My mother was 8 months pregnant when she returned from the UK to South Africa with me in her belly. You could say it was my first tandem flight. The next one would occur when I flew to South America pregnant with my second child. It is quite surprising that airlines don’t charge pregnant women for two seats – they are pretty quick to charge for anything else these days! 

“Oxygen mask? No, we don’t have those in economy. Here, have a glass of H2O. It has all the oxygen you need. And that will be $25, please.”

My next flight took place when I was 4. I remember my Dad and sister flying with us until our stopover and then returning home while we continued on our way. My sister refused to come to London. She had school, she said. 

She was 7. 

We moved between Manchester, Bolton, Preston, Middlesex and Reading and stayed with our very colourful family both distant and close. In one home where we stayed for a long time, the extended family ate from a large communal plate on a tablecloth on the floor.

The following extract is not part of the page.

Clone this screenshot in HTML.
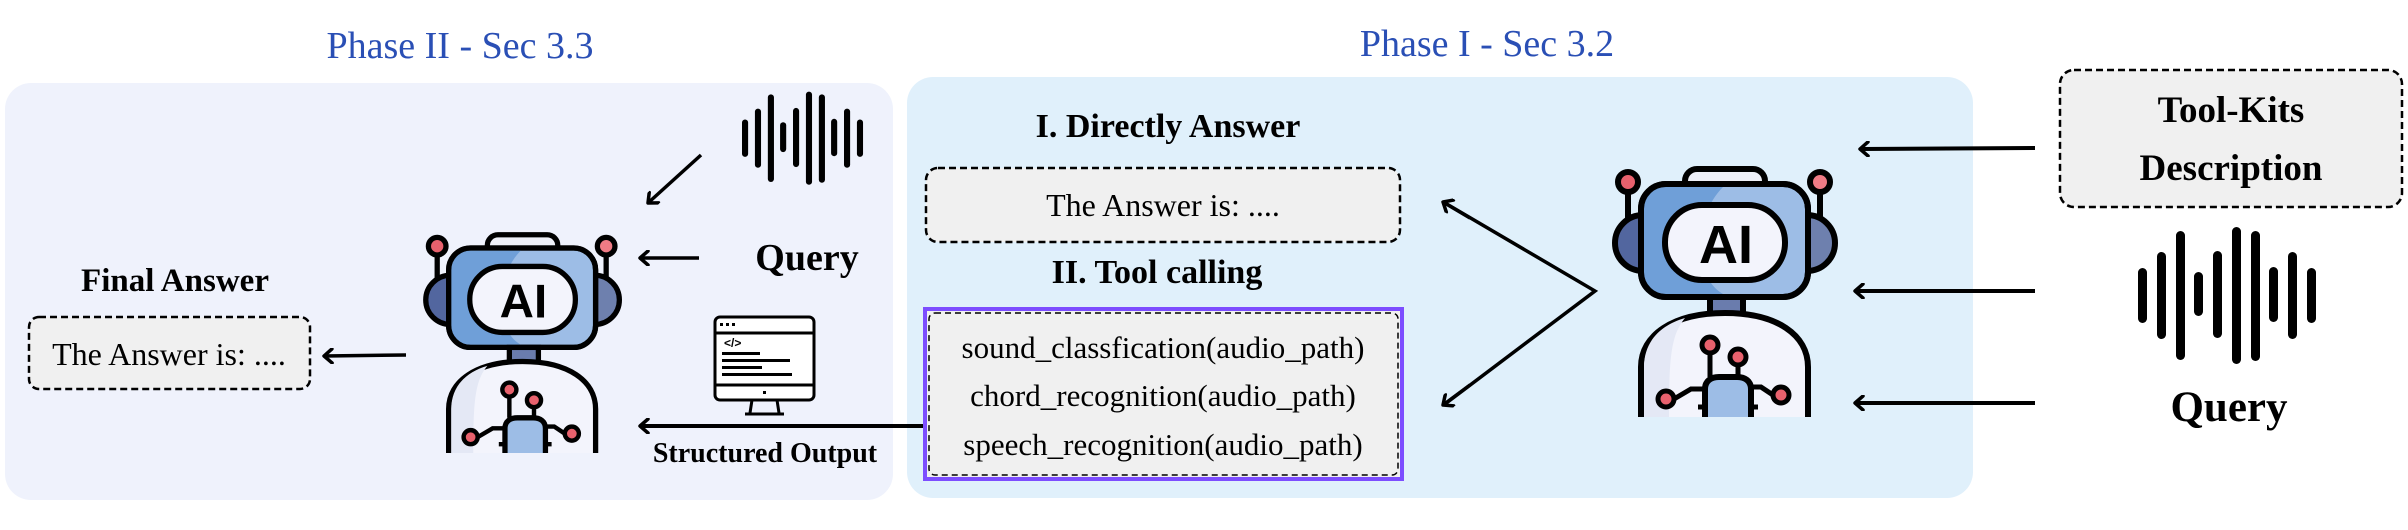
<!DOCTYPE html>
<html><head><meta charset="utf-8"><style>
html,body{margin:0;padding:0;background:#fff;}
svg{display:block;}
text{font-family:"Liberation Serif",serif;}
</style></head><body>
<svg width="2408" height="530" viewBox="0 0 2408 530" xmlns="http://www.w3.org/2000/svg">
<defs>
<marker id="ah" markerWidth="14" markerHeight="16" refX="11" refY="8" orient="auto" markerUnits="userSpaceOnUse">
<path d="M3,1 L11,8 L3,15" fill="none" stroke="#000" stroke-width="3.5" stroke-linecap="round" stroke-linejoin="round"/>
</marker>
<g id="robot">
 <g stroke="#000" stroke-width="6" stroke-linejoin="round" stroke-linecap="round">
  <line x1="15" y1="15" x2="15" y2="56"/>
  <line x1="207" y1="15" x2="207" y2="56"/>
  <circle cx="15" cy="15" r="10" fill="#e8616d"/>
  <circle cx="207" cy="15" r="10" fill="#ef7b85"/>
  <path d="M30,48 A28,28 0 0 0 30,104 Z" fill="#52669f"/>
  <path d="M194,48 A28,28 0 0 1 194,104 Z" fill="#6e80ae"/>
  <rect x="72" y="2" width="80" height="24" rx="12" fill="#eef0f8"/>
  <rect x="28" y="17" width="167" height="113" rx="25" fill="#9dbde6"/>
 </g>
 <path d="M53,20 H110 C80,50 80,110 110,127 H53 C40,127 31,118 31,105 V42 C31,29 40,20 53,20Z" fill="#6f9fd8"/>
 <rect x="28" y="17" width="167" height="113" rx="25" fill="none" stroke="#000" stroke-width="6"/>
 <rect x="52" y="38" width="120" height="75" rx="37" fill="#f3f4fc" stroke="#000" stroke-width="6"/>
 <text x="113" y="96" text-anchor="middle" style="font-family:'Liberation Sans',sans-serif;font-weight:bold;font-size:54px">AI</text>
 <rect x="97" y="130" width="33" height="20" fill="#6a7cad" stroke="#000" stroke-width="6"/>
 <path d="M28,250 V200 C28,168 60,146 112,146 C164,146 195,168 195,200 V250" fill="#f3f4fc" stroke="#000" stroke-width="6"/>
 <path d="M31,250 V200 C31,174 48,158 72,151 C58,168 56,190 56,250Z" fill="#e4e8f5"/>
 <g stroke="#000" stroke-width="5" fill="none">
  <line x1="97" y1="186" x2="97" y2="210"/>
  <line x1="125" y1="198" x2="125" y2="212"/>
  <path d="M61,232 L78,222 H92"/>
  <path d="M160,228 L148,220 H138"/>
  <line x1="85" y1="240" x2="92" y2="240"/>
  <line x1="138" y1="240" x2="145" y2="240"/>
 </g>
 <path d="M92,250 V222 C92,214 98,210 106,210 H124 C132,210 138,214 138,222 V250" fill="#9dbde6" stroke="#000" stroke-width="6"/>
 <g stroke="#000" stroke-width="5" fill="#e8616d">
  <circle cx="97" cy="178" r="8"/><circle cx="125" cy="190" r="8"/>
  <circle cx="53" cy="232" r="8"/><circle cx="168" cy="228" r="8"/>
 </g>
</g>
<g id="wave" fill="#000">
 <rect x="0" y="36" width="9" height="55" rx="4.5"/>
 <rect x="19" y="20" width="9" height="87" rx="4.5"/>
 <rect x="38" y="-1" width="9" height="129" rx="4.5"/>
 <rect x="56" y="40" width="9" height="44" rx="4.5"/>
 <rect x="75" y="19" width="9" height="87" rx="4.5"/>
 <rect x="94" y="-5" width="9" height="137" rx="4.5"/>
 <rect x="113" y="-1" width="9" height="130" rx="4.5"/>
 <rect x="131" y="35" width="9" height="55" rx="4.5"/>
 <rect x="150" y="20" width="9" height="87" rx="4.5"/>
 <rect x="169" y="36" width="9" height="55" rx="4.5"/>
</g>
</defs>

<rect x="5" y="83" width="888" height="417" rx="26" fill="#eff2fc"/>
<rect x="907" y="77" width="1066" height="421" rx="26" fill="#e0f0fb"/>

<text x="460" y="58" text-anchor="middle" fill="#2a4fb5" style="font-size:38px">Phase II - Sec 3.3</text>
<text x="1487" y="56" text-anchor="middle" fill="#2a4fb5" style="font-size:38px">Phase I - Sec 3.2</text>

<g transform="translate(742,95) scale(0.68)"><use href="#wave"/></g>
<line x1="701" y1="155" x2="648" y2="203" stroke="#000" stroke-width="3.5" marker-end="url(#ah)"/>
<g transform="translate(424,233) scale(0.88)"><use href="#robot"/></g>
<line x1="699" y1="258" x2="640" y2="258" stroke="#000" stroke-width="3.5" marker-end="url(#ah)"/>
<text x="807" y="270" text-anchor="middle" style="font-size:38px;font-weight:bold">Query</text>
<text x="175" y="291" text-anchor="middle" style="font-size:33px;font-weight:bold">Final Answer</text>
<rect x="29" y="317" width="281" height="72" rx="10" fill="#f0f0f0" stroke="#000" stroke-width="2.5" stroke-dasharray="7,4"/>
<text x="169" y="365" text-anchor="middle" style="font-size:32px">The Answer is: ....</text>
<line x1="406" y1="355" x2="324" y2="356" stroke="#000" stroke-width="3.5" marker-end="url(#ah)"/>
<g stroke="#000" stroke-width="3" fill="none">
 <rect x="715" y="317" width="99" height="83" rx="5" fill="#fff"/>
 <line x1="715" y1="333" x2="814" y2="333"/>
 <line x1="715" y1="385" x2="814" y2="385"/>
 <path d="M752,400 L750,413 M777,400 L779,413 M745,414 H784"/>
</g>
<g fill="#000"><rect x="720" y="323" width="3" height="3"/><rect x="726" y="323" width="3" height="3"/><rect x="732" y="323" width="3" height="3"/>
<rect x="722" y="352" width="38" height="3"/><rect x="722" y="359" width="68" height="3"/><rect x="722" y="366" width="40" height="3"/><rect x="722" y="373" width="70" height="3"/>
<rect x="763" y="391" width="3" height="3"/></g>
<text x="724" y="347" style="font-size:12px;font-family:'Liberation Sans',sans-serif;font-weight:bold">&lt;/&gt;</text>
<line x1="923" y1="426" x2="640" y2="426" stroke="#000" stroke-width="4" marker-end="url(#ah)"/>
<text x="765" y="462" text-anchor="middle" style="font-size:28px;font-weight:bold">Structured Output</text>

<text x="1168" y="137" text-anchor="middle" style="font-size:34px;font-weight:bold">I. Directly Answer</text>
<rect x="926" y="168" width="474" height="74" rx="12" fill="#f0f0f0" stroke="#000" stroke-width="2.5" stroke-dasharray="7,4"/>
<text x="1163" y="216" text-anchor="middle" style="font-size:32px">The Answer is: ....</text>
<text x="1157" y="283" text-anchor="middle" style="font-size:34px;font-weight:bold">II. Tool calling</text>
<rect x="925" y="309" width="477" height="170" fill="#f0f0f0" stroke="#7c4dff" stroke-width="4"/>
<rect x="929" y="313" width="469" height="162" rx="6" fill="none" stroke="#000" stroke-width="1.5" stroke-dasharray="6,4"/>
<text x="1163" y="358" text-anchor="middle" style="font-size:31px">sound_classfication(audio_path)</text>
<text x="1163" y="406" text-anchor="middle" style="font-size:31px">chord_recognition(audio_path)</text>
<text x="1163" y="455" text-anchor="middle" style="font-size:31px">speech_recognition(audio_path)</text>
<polyline points="1445,203 1595,291 1445,404" fill="none" stroke="#000" stroke-width="3.5"/>
<line x1="1470" y1="218" x2="1443" y2="202" stroke="#000" stroke-width="3.5" marker-end="url(#ah)"/>
<line x1="1470" y1="385" x2="1443" y2="405" stroke="#000" stroke-width="3.5" marker-end="url(#ah)"/>
<g transform="translate(1613,167)"><use href="#robot"/></g>

<line x1="2035" y1="148" x2="1860" y2="149" stroke="#000" stroke-width="4" marker-end="url(#ah)"/>
<line x1="2035" y1="291" x2="1855" y2="291" stroke="#000" stroke-width="4" marker-end="url(#ah)"/>
<line x1="2035" y1="403" x2="1855" y2="403" stroke="#000" stroke-width="4" marker-end="url(#ah)"/>
<rect x="2060" y="70" width="342" height="137" rx="14" fill="#f0f0f0" stroke="#000" stroke-width="2.5" stroke-dasharray="7,4"/>
<text x="2231" y="122" text-anchor="middle" style="font-size:37px;font-weight:bold">Tool-Kits</text>
<text x="2231" y="180" text-anchor="middle" style="font-size:37px;font-weight:bold">Description</text>
<g transform="translate(2138,232)"><use href="#wave"/></g>
<text x="2229" y="421" text-anchor="middle" style="font-size:43px;font-weight:bold">Query</text>
</svg>
</body></html>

In my Irish aunt’s home, my uncle seemed to do all the cooking while the rest of us spent our time trying to stay warm. That Winter in London, wrapped up as I was, I developed a love for the cold, for Winter coats and scarves and boots. A love I still have to this day.

There were other trips I took, at other times in my life, to Switzerland and Mozambique and a couple of times Italy sang to me in a falsetto, calling my name, and countless trips back to the UK. But my favourite journey has been to South America.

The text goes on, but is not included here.